はたで見ていてどんな本が好きなのか分からない、というのが有るべき図書館員の姿です

投稿者:lucia23 (1976年生まれ/女性/東京都在住)

図書館で働いていたときに、その道数十年の先輩に言われた言葉です。

日本の出版業界では毎年、約8万点の新刊が出されます。
当然、過去に刊行された出版物も膨大な数にのぼります。
仮に図書館司書の資格を持っていたとしても、学校で学んだだけでは、それだけの資料について十分な知識を持つことは物理的に困難です。
そうはいっても図書館員の存在意義は資料知識です。
現場でいかに知識を蓄積していくかによって、図書館員の能力が大きく左右されるわけです。

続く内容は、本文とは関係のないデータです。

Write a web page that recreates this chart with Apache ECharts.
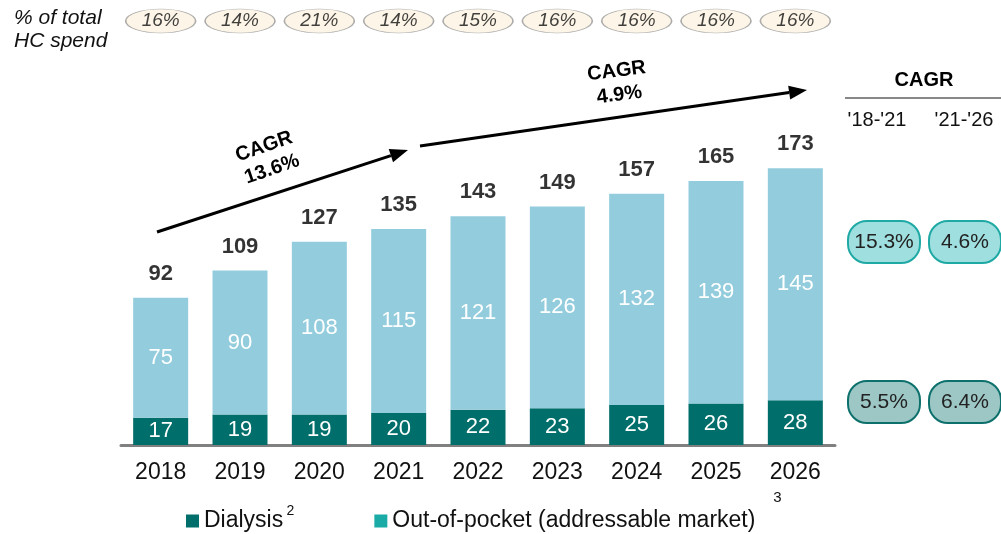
<!DOCTYPE html>
<html>
<head>
<meta charset="utf-8">
<script src="https://cdn.jsdelivr.net/npm/echarts@6/dist/echarts.min.js"></script>
<style>
  html, body { margin: 0; padding: 0; background: #fff; }
  #main { width: 1001px; height: 534px; }
</style>
</head>
<body>
<div id="main"></div>
<script>
// data
var years = ['2018', '2019', '2020', '2021', '2022', '2023', '2024', '2025', '2026'];
var dialysis = [17, 19, 19, 20, 22, 23, 25, 26, 28];
var outOfPocket = [75, 90, 108, 115, 121, 126, 132, 139, 145];
var totals = [92, 109, 127, 135, 143, 149, 157, 165, 173];
var hcShare = [16, 14, 21, 14, 15, 16, 16, 16, 16];   // % of total HC spend
var cagrPeriods = ["'18-'21", "'21-'26"];
var cagrOop = ['15.3%', '4.6%'];
var cagrDialysis = ['5.5%', '6.4%'];
var cagrArrows = ['CAGR\n13.6%', 'CAGR\n4.9%'];

var FONT = 'Arial, "Liberation Sans", sans-serif';
var DARK = '#006e6a';
var LIGHT = '#93cddd';

var myChart = echarts.init(document.getElementById('main'));

// arrow = line + triangle head
function arrow(x1, y1, x2, y2) {
    var dx = x2 - x1, dy = y2 - y1;
    var len = Math.sqrt(dx * dx + dy * dy);
    var ux = dx / len, uy = dy / len;
    var hl = 18, hw = 7;
    var bx = x2 - ux * hl, by = y2 - uy * hl;
    return [
        { type: 'line', shape: { x1: x1, y1: y1, x2: bx, y2: by },
          style: { stroke: '#000', lineWidth: 3 } },
        { type: 'polygon', shape: { points: [[x2, y2], [bx - uy * hw, by + ux * hw], [bx + uy * hw, by - ux * hw]] },
          style: { fill: '#000' } }
    ];
}

function pill(cx, cy, txt, fill, stroke) {
    return {
        type: 'rect',
        shape: { x: cx - 36, y: cy - 21, width: 72, height: 42, r: 19 },
        style: { fill: fill, stroke: stroke, lineWidth: 2 },
        textContent: { style: { text: txt, font: '21px ' + FONT, fill: '#222' } },
        textConfig: { position: 'inside' }
    };
}

var graphics = [
    { type: 'text', left: 14, top: 7,
      style: { text: '% of total\nHC spend', font: 'italic 21px ' + FONT, lineHeight: 23, fill: '#111' } },
    { type: 'text', x: 268, y: 158, rotation: 19 * Math.PI / 180,
      style: { text: cagrArrows[0], font: 'bold 20px ' + FONT, lineHeight: 24, fill: '#000', align: 'center', verticalAlign: 'middle' } },
    { type: 'text', x: 618, y: 83, rotation: 7 * Math.PI / 180,
      style: { text: cagrArrows[1], font: 'bold 20px ' + FONT, lineHeight: 24, fill: '#000', align: 'center', verticalAlign: 'middle' } },
    { type: 'text', x: 924, y: 80,
      style: { text: 'CAGR', font: 'bold 20px ' + FONT, fill: '#000', align: 'center', verticalAlign: 'middle' } },
    { type: 'line', shape: { x1: 845, y1: 98, x2: 1001, y2: 98 }, style: { stroke: '#888', lineWidth: 2 } },
    { type: 'text', x: 877, y: 120,
      style: { text: cagrPeriods[0], font: '20px ' + FONT, fill: '#111', align: 'center', verticalAlign: 'middle' } },
    { type: 'text', x: 964, y: 120,
      style: { text: cagrPeriods[1], font: '20px ' + FONT, fill: '#111', align: 'center', verticalAlign: 'middle' } },
    pill(884, 242, cagrOop[0], '#a0dfdf', '#1ea9a4'),
    pill(965, 242, cagrOop[1], '#a0dfdf', '#1ea9a4'),
    pill(884, 402, cagrDialysis[0], '#9cc7c5', '#0d706c'),
    pill(965, 402, cagrDialysis[1], '#9cc7c5', '#0d706c')
].concat(arrow(157, 232, 408, 150), arrow(420, 146, 807, 90));

var option = {
    animation: false,
    textStyle: { fontFamily: FONT },
    grid: [
        { left: 121, right: 166, top: 125, bottom: 89 },
        { left: 121, right: 166, top: 8, height: 26 }
    ],
    legend: {
        left: 181, top: 499,
        itemWidth: 13, itemHeight: 13, itemGap: 80,
        icon: 'rect',
        data: [
            { name: 'Dialysis', itemStyle: { color: DARK } },
            { name: 'Out-of-pocket (addressable market)', itemStyle: { color: '#1aaba7' } }
        ],
        formatter: function (name) {
            return name === 'Dialysis' ? '{t|Dialysis} {s|2}' : '{t|' + name + '}';
        },
        textStyle: {
            color: '#111',
            rich: {
                t: { fontSize: 23, fontFamily: FONT, color: '#111' },
                s: { fontSize: 14, fontFamily: FONT, color: '#111', padding: [0, 0, 20, 0] }
            }
        }
    },
    xAxis: [
        {
            type: 'category', data: years, gridIndex: 0,
            axisLine: { lineStyle: { color: '#808080', width: 3 } },
            axisTick: { show: false },
            axisLabel: {
                interval: 0, margin: 16, color: '#111', fontSize: 23,
                formatter: function (v) { return v === '2026' ? '{y|2026}\n{n|3}' : '{y|' + v + '}'; },
                rich: {
                    y: { fontSize: 23, color: '#111', fontFamily: FONT },
                    n: { fontSize: 15, color: '#111', fontFamily: FONT, padding: [6, 36, 0, 0] }
                }
            }
        },
        { type: 'category', data: years, gridIndex: 1, show: false }
    ],
    yAxis: [
        { type: 'value', min: 0, max: 200, show: false, gridIndex: 0 },
        { type: 'value', min: 0, max: 1, show: false, gridIndex: 1 }
    ],
    series: [
        {
            name: 'Dialysis', type: 'bar', stack: 'total', barWidth: 55,
            data: dialysis,
            itemStyle: { color: DARK },
            label: { show: true, position: 'inside', color: '#fff', fontSize: 22 }
        },
        {
            name: 'Out-of-pocket (addressable market)', type: 'bar', stack: 'total', barWidth: 55,
            data: outOfPocket,
            itemStyle: { color: LIGHT },
            label: { show: true, position: 'inside', color: '#fff', fontSize: 22 }
        },
        {
            name: 'total', type: 'scatter', data: totals, symbolSize: 0,
            label: { show: true, position: 'top', distance: 13, color: '#000', fontSize: 22, fontWeight: 'bold' }
        },
        {
            name: 'share', type: 'scatter', xAxisIndex: 1, yAxisIndex: 1,
            data: hcShare.map(function (v) { return 0.5; }),
            symbol: 'circle', symbolSize: [70, 24],
            itemStyle: { color: '#fdf3e1', borderColor: '#999', borderWidth: 1 },
            label: {
                show: true, position: 'inside', color: '#111', fontSize: 19, fontStyle: 'italic',
                formatter: function (p) { return hcShare[p.dataIndex] + '%'; }
            }
        }
    ],
    graphic: graphics
};

myChart.setOption(option);
</script>
</body>
</html>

では、どのように資料知識を増やし、深めるのか?その大きなヒントになったのが表題の言葉です。
先輩に何気なく、「得意分野は何ですか」と聞いたところ、表題の言葉が返ってきました。
たしかに、現場にいると雑多なまでに多様な質問を受けます。
夏休みの終盤に「何でもいいから読書感想文に使える本」が欲しいと言われたり、介護の勉強をしている学生さんに「介護するお年寄りの若い頃を知るために役立つ本」を求められる位なら普通なほうで、演劇をしている人から「悪魔祓いの場面に使う衣装の参考になる写真」を探してほしいなど、思いもかけない相談を寄せられます。
多様な質問に対応するうえで、守備範囲を広げておくことが欠かせないのです。

先輩の言葉がきっかけになって、好きな分野の本ばかり読んでいてはいけないと、意識が大きく変わりました。
図書館の本は10の分野に分かれているので、各分野の本をとにかく年に1冊ずつは読む、日本や東洋の文化に詳しくないので、そこを補える本を読む。
ちょっと歯ごたえのある本を出す出版社の本を1冊は読む…。
こうした読み方をしていくと、不得手な分野の質問が来ても、漠然と何とかなると、前向きな思いで対応できるようになりました。

けっきょく図書館の仕事は4年程度で辞めたのですが、辞めてからも「はたで見ていてどんな本が好きなのか分からない」ように読む習慣は続いたので、もともと自分の性に合った営みだったのでしょう。
おかげで周囲にいるどんな人にも、何かしらその人が興味を持てそうな本を思い浮かべられるようになりました。
先日、3年務めた仕事を辞めた際にも、同じ部署にいる16人全員に、それぞれお勧めの本情報と推薦文をお餞別に渡しし、大きなインパクトを残して職場を去ることができました。